7: Gray et al. 76. The Notions of Consistency and Predicate Locks in a Database System
A transaction is a sequence1: $ T = (( T, a_i , e_j))^n_{i=1}of n steps where T is the transaction name, a is the action at step i and ei is the entity acted upon at step i
という表記でトランザクションを扱っている.内容は2PLに関するもの.
$ T_2 = ((T_2 , lock, e_k), (T_2 , read, e_k), (T_2 , write, e_k), (T_2 , unlock, e_k))
と表記される.つまり$ aにあたる action は自由であり,read/write stepのdefinitionがない.
11: 発見できず
起源を探る3
もうひとつの名著Concurrency Control And Recovery In Database Systems(Bernstein本)をたどる.p41:
Virtually all rigorous treatments of concurrency control use some form of the history model of executions.
See Bernstein, Shipman, Wong 79, Gray et al. 75, Paradimitriou 79, and Stearns, Lewis, Rosenkrantz 76.

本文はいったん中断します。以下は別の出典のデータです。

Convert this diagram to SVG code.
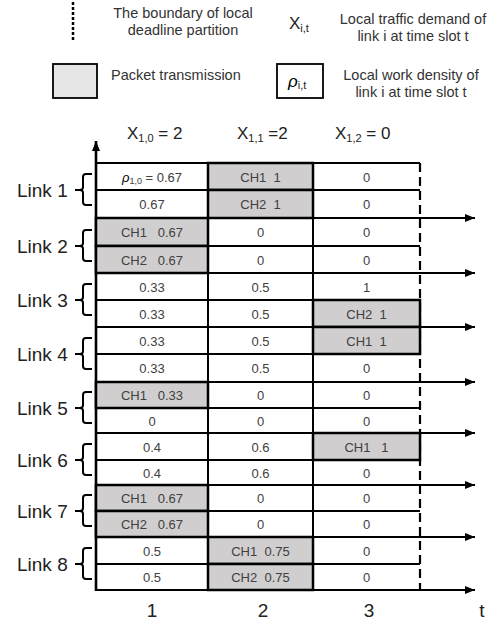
<svg xmlns="http://www.w3.org/2000/svg" width="500" height="625" viewBox="0 0 500 625">
<defs>
<marker id="ah" markerUnits="userSpaceOnUse" markerWidth="12" markerHeight="10" refX="10" refY="4" orient="auto">
<path d="M0,0 L10,4 L0,8 Z" fill="#000"/>
</marker>
<style>
text{font-family:"Liberation Sans",Arial,sans-serif;}
.lg{font-size:14.5px;fill:#333;}
.hd{font-size:17px;fill:#222;}
.lk{font-size:19px;fill:#222;}
.ax{font-size:19px;fill:#222;}
.c{font-size:13px;fill:#404040;text-anchor:middle;white-space:pre;}
.gl{stroke:#000;stroke-width:2;fill:none;}
.ar{stroke:#000;stroke-width:2.2;fill:none;marker-end:url(#ah);}
.gc{fill:#d0cece;stroke:#000;stroke-width:2.5;}
.br{stroke:#000;stroke-width:2;fill:none;stroke-linejoin:round;}
</style>
</defs>
<rect width="500" height="625" fill="#fff"/>

<g id="legend">
<line x1="73" y1="2" x2="73" y2="40" stroke="#000" stroke-width="2.5" stroke-dasharray="3 2"/>
<text class="lg" x="183" y="18" text-anchor="middle">The boundary of local</text>
<text class="lg" x="183" y="35" text-anchor="middle">deadline partition</text>
<text x="289" y="29" style="font-size:17px;fill:#222">X<tspan dy="3" style="font-size:11px">i,t</tspan></text>
<text class="lg" x="413" y="24" text-anchor="middle">Local traffic demand of</text>
<text class="lg" x="413" y="41" text-anchor="middle">link i at time slot t</text>
<rect x="53" y="64" width="44" height="34" fill="#e7e6e6" stroke="#000" stroke-width="1.8"/>
<text class="lg" x="111" y="80">Packet transmission</text>
<rect x="277" y="64" width="46" height="34" fill="#fff" stroke="#000" stroke-width="1.8"/>
<text x="288" y="87" style="font-size:17px;fill:#000;font-style:italic">ρ<tspan dy="2" style="font-size:11px;font-style:normal;fill:#222">i,t</tspan></text>
<text class="lg" x="411" y="80" text-anchor="middle">Local work density of</text>
<text class="lg" x="411" y="97" text-anchor="middle">link i at time slot t</text>
</g>

<g id="headers">
<text class="hd" x="127" y="139">X<tspan dy="3" style="font-size:11px">1,0</tspan><tspan dy="-3"> = 2</tspan></text>
<text class="hd" x="237" y="139">X<tspan dy="3" style="font-size:11px">1,1</tspan><tspan dy="-3"> =2</tspan></text>
<text class="hd" x="335" y="139">X<tspan dy="3" style="font-size:11px">1,2</tspan><tspan dy="-3"> = 0</tspan></text>
</g>

<g id="connectors">
<line class="gl" x1="96" y1="163" x2="420" y2="163"/>
<line class="gl" x1="96" y1="190" x2="420" y2="190"/>
<line class="gl" x1="96" y1="246" x2="420" y2="246"/>
<line class="gl" x1="96" y1="300" x2="420" y2="300"/>
<line class="gl" x1="96" y1="354" x2="420" y2="354"/>
<line class="gl" x1="96" y1="408" x2="420" y2="408"/>
<line class="gl" x1="96" y1="460" x2="420" y2="460"/>
<line class="gl" x1="96" y1="511" x2="420" y2="511"/>
<line class="gl" x1="96" y1="564" x2="420" y2="564"/>
<line class="gl" x1="208" y1="163" x2="208" y2="590"/>
<line class="gl" x1="313" y1="163" x2="313" y2="590"/>
<line class="ar" x1="96" y1="218" x2="475" y2="218"/>
<line class="ar" x1="96" y1="273" x2="475" y2="273"/>
<line class="ar" x1="96" y1="327" x2="475" y2="327"/>
<line class="ar" x1="96" y1="382" x2="475" y2="382"/>
<line class="ar" x1="96" y1="433" x2="475" y2="433"/>
<line class="ar" x1="96" y1="485" x2="475" y2="485"/>
<line class="ar" x1="96" y1="537" x2="475" y2="537"/>
<line class="ar" x1="96" y1="590" x2="475" y2="590"/>
<line x1="96" y1="591" x2="96" y2="141" stroke="#000" stroke-width="2.6" marker-end="url(#ah)"/>
<line x1="420" y1="163" x2="420" y2="590" stroke="#000" stroke-width="2.2" stroke-dasharray="9 5"/>
</g>

<g id="cells">
<rect class="gc" x="208" y="163" width="105" height="27"/>
<rect class="gc" x="208" y="190" width="105" height="28"/>
<rect class="gc" x="96" y="218" width="112" height="28"/>
<rect class="gc" x="96" y="246" width="112" height="27"/>
<rect class="gc" x="313" y="300" width="107" height="27"/>
<rect class="gc" x="313" y="327" width="107" height="27"/>
<rect class="gc" x="96" y="382" width="112" height="26"/>
<rect class="gc" x="313" y="433" width="107" height="27"/>
<rect class="gc" x="96" y="485" width="112" height="26"/>
<rect class="gc" x="96" y="511" width="112" height="26"/>
<rect class="gc" x="208" y="537" width="105" height="27"/>
<rect class="gc" x="208" y="564" width="105" height="26"/>
</g>

<g id="link1">
<text class="lk" x="17" y="197">Link 1</text>
<path class="br" d="M92,174 L86,174 Q83,174 83,177 L83,187 Q83,190 80,190 L75,190 M80,190 Q83,190 83,193 L83,202 Q83,205 86,205 L92,205"/>
<text class="c" x="152" y="181.5"><tspan style="font-style:italic;fill:#000">ρ</tspan><tspan dy="2" style="font-size:9px">1,0</tspan><tspan dy="-2"> = 0.67</tspan></text>
<text class="c" x="260.5" y="181.5">CH1  1</text>
<text class="c" x="366.5" y="181.5">0</text>
<text class="c" x="152" y="209">0.67</text>
<text class="c" x="260.5" y="209">CH2  1</text>
<text class="c" x="366.5" y="209">0</text>
</g>

<g id="link2">
<text class="lk" x="17" y="253">Link 2</text>
<path class="br" d="M92,230 L86,230 Q83,230 83,233 L83,243 Q83,246 80,246 L75,246 M80,246 Q83,246 83,249 L83,258 Q83,261 86,261 L92,261"/>
<text class="c" x="152" y="237">CH1   0.67</text>
<text class="c" x="260.5" y="237">0</text>
<text class="c" x="366.5" y="237">0</text>
<text class="c" x="152" y="264.5">CH2   0.67</text>
<text class="c" x="260.5" y="264.5">0</text>
<text class="c" x="366.5" y="264.5">0</text>
</g>

<g id="link3">
<text class="lk" x="17" y="307">Link 3</text>
<path class="br" d="M92,284 L86,284 Q83,284 83,287 L83,297 Q83,300 80,300 L75,300 M80,300 Q83,300 83,303 L83,312 Q83,315 86,315 L92,315"/>
<text class="c" x="152" y="291.5">0.33</text>
<text class="c" x="260.5" y="291.5">0.5</text>
<text class="c" x="366.5" y="291.5">1</text>
<text class="c" x="152" y="318.5">0.33</text>
<text class="c" x="260.5" y="318.5">0.5</text>
<text class="c" x="366.5" y="318.5">CH2  1</text>
</g>

<g id="link4">
<text class="lk" x="17" y="361">Link 4</text>
<path class="br" d="M92,338 L86,338 Q83,338 83,341 L83,351 Q83,354 80,354 L75,354 M80,354 Q83,354 83,357 L83,366 Q83,369 86,369 L92,369"/>
<text class="c" x="152" y="345.5">0.33</text>
<text class="c" x="260.5" y="345.5">0.5</text>
<text class="c" x="366.5" y="345.5">CH1  1</text>
<text class="c" x="152" y="373">0.33</text>
<text class="c" x="260.5" y="373">0.5</text>
<text class="c" x="366.5" y="373">0</text>
</g>

<g id="link5">
<text class="lk" x="17" y="415">Link 5</text>
<path class="br" d="M92,392 L86,392 Q83,392 83,395 L83,405 Q83,408 80,408 L75,408 M80,408 Q83,408 83,411 L83,420 Q83,423 86,423 L92,423"/>
<text class="c" x="152" y="400">CH1   0.33</text>
<text class="c" x="260.5" y="400">0</text>
<text class="c" x="366.5" y="400">0</text>
<text class="c" x="152" y="425.5">0</text>
<text class="c" x="260.5" y="425.5">0</text>
<text class="c" x="366.5" y="425.5">0</text>
</g>

<g id="link6">
<text class="lk" x="17" y="467">Link 6</text>
<path class="br" d="M92,444 L86,444 Q83,444 83,447 L83,457 Q83,460 80,460 L75,460 M80,460 Q83,460 83,463 L83,472 Q83,475 86,475 L92,475"/>
<text class="c" x="152" y="451.5">0.4</text>
<text class="c" x="260.5" y="451.5">0.6</text>
<text class="c" x="366.5" y="451.5">CH1   1</text>
<text class="c" x="152" y="477.5">0.4</text>
<text class="c" x="260.5" y="477.5">0.6</text>
<text class="c" x="366.5" y="477.5">0</text>
</g>

<g id="link7">
<text class="lk" x="17" y="518">Link 7</text>
<path class="br" d="M92,495 L86,495 Q83,495 83,498 L83,508 Q83,511 80,511 L75,511 M80,511 Q83,511 83,514 L83,523 Q83,526 86,526 L92,526"/>
<text class="c" x="152" y="503">CH1   0.67</text>
<text class="c" x="260.5" y="503">0</text>
<text class="c" x="366.5" y="503">0</text>
<text class="c" x="152" y="529">CH2   0.67</text>
<text class="c" x="260.5" y="529">0</text>
<text class="c" x="366.5" y="529">0</text>
</g>

<g id="link8">
<text class="lk" x="17" y="571">Link 8</text>
<path class="br" d="M92,548 L86,548 Q83,548 83,551 L83,561 Q83,564 80,564 L75,564 M80,564 Q83,564 83,567 L83,576 Q83,579 86,579 L92,579"/>
<text class="c" x="152" y="555.5">0.5</text>
<text class="c" x="260.5" y="555.5">CH1  0.75</text>
<text class="c" x="366.5" y="555.5">0</text>
<text class="c" x="152" y="582">0.5</text>
<text class="c" x="260.5" y="582">CH2  0.75</text>
<text class="c" x="366.5" y="582">0</text>
</g>

<g id="axis-labels">
<text class="ax" x="152" y="617" text-anchor="middle">1</text>
<text class="ax" x="263" y="617" text-anchor="middle">2</text>
<text class="ax" x="369" y="617" text-anchor="middle">3</text>
<text class="ax" x="482" y="617" text-anchor="middle">t</text>
</g>
</svg>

An extensive treatment of serializability theory apperas in Paradimitriou 86.
Gray et al 75: GRANULARITY OF LOCKS IN A SHARED DATA BASE
ロックの粒度(Granularity)に関する話...に見える.関係ない?
Stearns, Lewis, Rosenkrantz 76: CONCURRENCY CONTROL FOR DATABASE SYSTEMS
From its external behavior, the process can be regarded as a sequence of read and write requests followed by a terminate request.
ここでdata operationとtermination operationにcomipleされることをハッキリ言っている.
さらに詳しい定義(要件)もある
Intermediate versions:
At each point in the running of a process, the concurrency control associates with certain entities, an intermediate version of that entity for that process. When a process is started, no entities have intermediate versions.
After the process performs a read or write request, the latest version it saw or created is its current intermediate version.
Granting a Write Request:
Make the version of the entity supplied by the process the intermediate version of that entity for that process.
Granting a Read Request:
(a) If it is the first request for that entity by that process, supply a valid version of that entity to that process, and make that version the intermediate version of that entity for that process.
The entity and its version is said to be part of the database substate seen by the running of the process.
(b) If it is not the first request for that entity by that process, supply the intermediate version of the requested entity to the process.